Dynamic movement and shape change are key enablers for living systems to sense, assess and respond to environmental stimuli. For example, actuating mechanisms are utilized in natural systems for diverse operations, such as arms and legs for locomotion, skin wrinkling for camouflage, or multistable snapping to catch prey. Nonlinear mechanical dynamics can also serve as a computing resource to directly process the environmental cues into complex mappings between the input and output dynamics of a mechanical system. To explore this concept, we numerically investigated the computing capacity of 2D nonlinear spring networks using a reservoir computing approach. Reservoir computing is a class of recurrent neural networks that trains only a readout layer of the network dynamics in contrast to tuning all the internal parameters of the network. We introduce a mechanical analog for the rectified linear unit (ReLU) activation function from neural network community and benchmark the memory capacity, nonlinearity and output tasks of mechanical ReLU networks sampled from a distribution of spring properties.

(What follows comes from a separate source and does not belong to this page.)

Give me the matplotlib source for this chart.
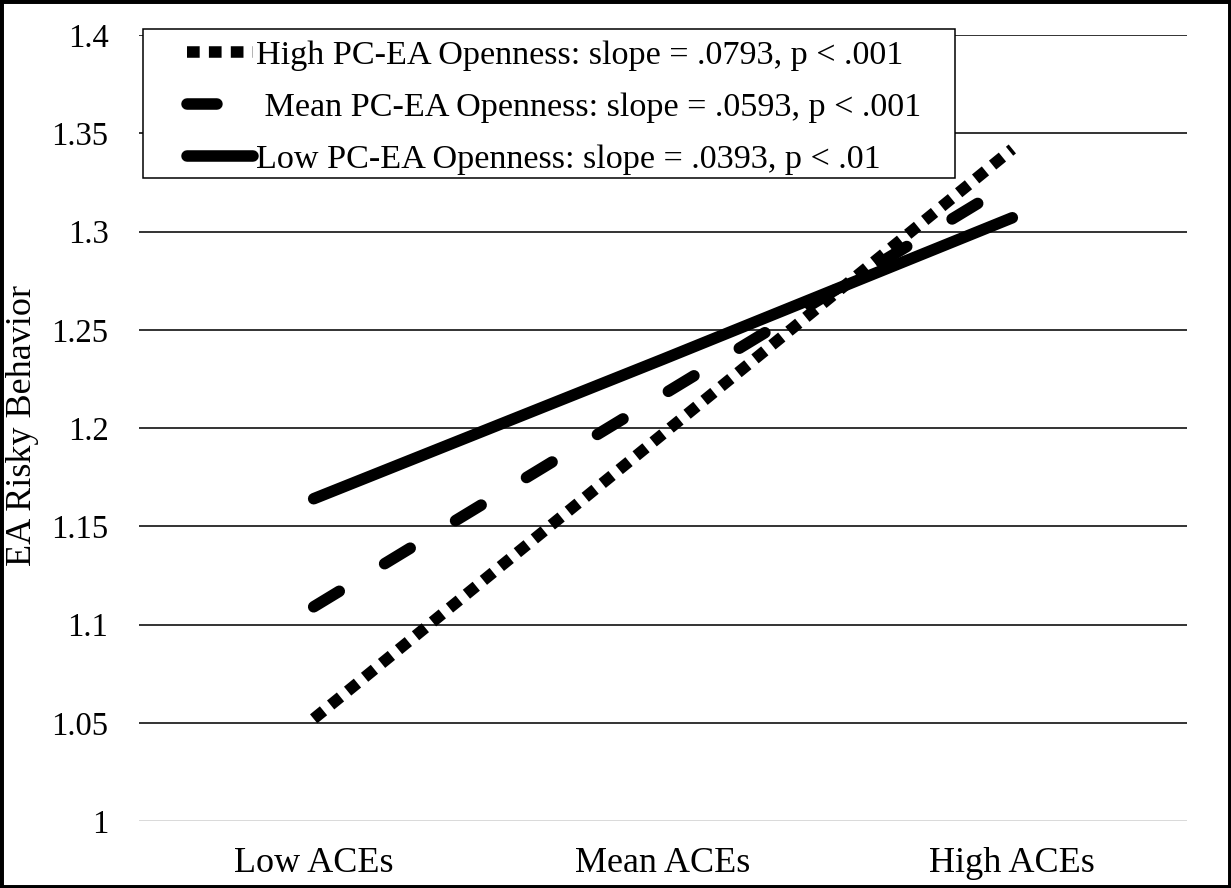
import matplotlib
matplotlib.use("Agg")
import matplotlib.pyplot as plt
from matplotlib.patches import Rectangle

categories = ["Low ACEs", "Mean ACEs", "High ACEs"]
high_open = [1.052, 1.197, 1.342]
mean_open = [1.109, 1.217, 1.325]
low_open = [1.164, 1.235, 1.307]
labels = ["High PC-EA Openness: slope = .0793, p < .001",
          " Mean PC-EA Openness: slope = .0593, p < .001",
          "Low PC-EA Openness: slope = .0393, p < .01"]
yticks = [1, 1.05, 1.1, 1.15, 1.2, 1.25, 1.3, 1.35, 1.4]
yticklabels = ["1", "1.05", "1.1", "1.15", "1.2", "1.25", "1.3", "1.35", "1.4"]

plt.rcParams['font.family'] = ['Liberation Serif', 'DejaVu Serif']

W, H = 1231, 888
fig = plt.figure(figsize=(W / 100, H / 100), dpi=100)
ax = fig.add_axes([139 / W, 1 - 821 / H, (1187 - 139) / W, (821 - 35) / H])

x = list(range(len(categories)))
lw = 8.3
ax.plot(x, high_open, color='black', lw=lw, linestyle=(0, (1.1, 0.8)),
        dash_capstyle='butt', solid_capstyle='butt', label=labels[0], zorder=3)
ax.plot(x, mean_open, color='black', lw=lw, linestyle=(0, (2.6, 4.6)),
        dash_capstyle='round', solid_capstyle='round', label=labels[1], zorder=3)
ax.plot(x, low_open, color='black', lw=lw, linestyle='-',
        solid_capstyle='round', label=labels[2], zorder=3)

ax.set_xlim(-0.5, 2.5)
ax.set_ylim(1, 1.4)
ax.set_xticks(x)
ax.set_xticklabels(categories, fontsize=26)
ax.set_yticks(yticks)
ax.set_yticklabels(yticklabels, fontsize=23.5)
ax.tick_params(axis='both', length=0)
ax.tick_params(axis='y', pad=22)
ax.tick_params(axis='x', pad=19)
for s in ax.spines.values():
    s.set_visible(False)
ax.grid(axis='y', color='#333333', lw=1.4)
ax.set_axisbelow(True)
ax.get_ygridlines()[0].set_color('#d9d9d9')

fig.text(23 / W, 1 - 426 / H, "EA Risky Behavior", rotation=90,
         ha='center', va='center', fontsize=26)

# legend frame drawn separately (Excel-style wide left margin)
frame = Rectangle((143 / W, 1 - 178 / H), (955 - 143) / W, (178 - 29) / H,
                  transform=fig.transFigure, fill=True, fc='white',
                  ec='black', lw=1.1, zorder=4, clip_on=False)
ax.add_artist(frame)
leg = ax.legend(loc='upper left', bbox_to_anchor=(187 / W, 1 - 40 / H),
                bbox_transform=fig.transFigure, fontsize=24.6, frameon=False,
                handlelength=1.93, handletextpad=0.1, labelspacing=0.62,
                borderpad=0, borderaxespad=0)
leg.set_zorder(5)

fig.patches.append(Rectangle((0, 0), 1, 1, transform=fig.transFigure,
                             fill=False, ec='black', lw=5))

fig.savefig("out.png", dpi=100)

Preliminary results indicate that the stiffness ratio of the ReLU spring (ie. ratio of the bilinear slopes) is a key driver of the nonlinearity score of the network, even more so than the incidence of activating the spring nonlinearity. In addition, spring networks with a mixture of linear and ReLU springs exhibit a marked loss in memory capacity even at low ReLU springs fractions. Collectively, the results highlight the potential to harness computing capacity from the intrinsic dynamics of a material or mechanical system and motivates further study on how to leverage unconventional materials and physics for information processing.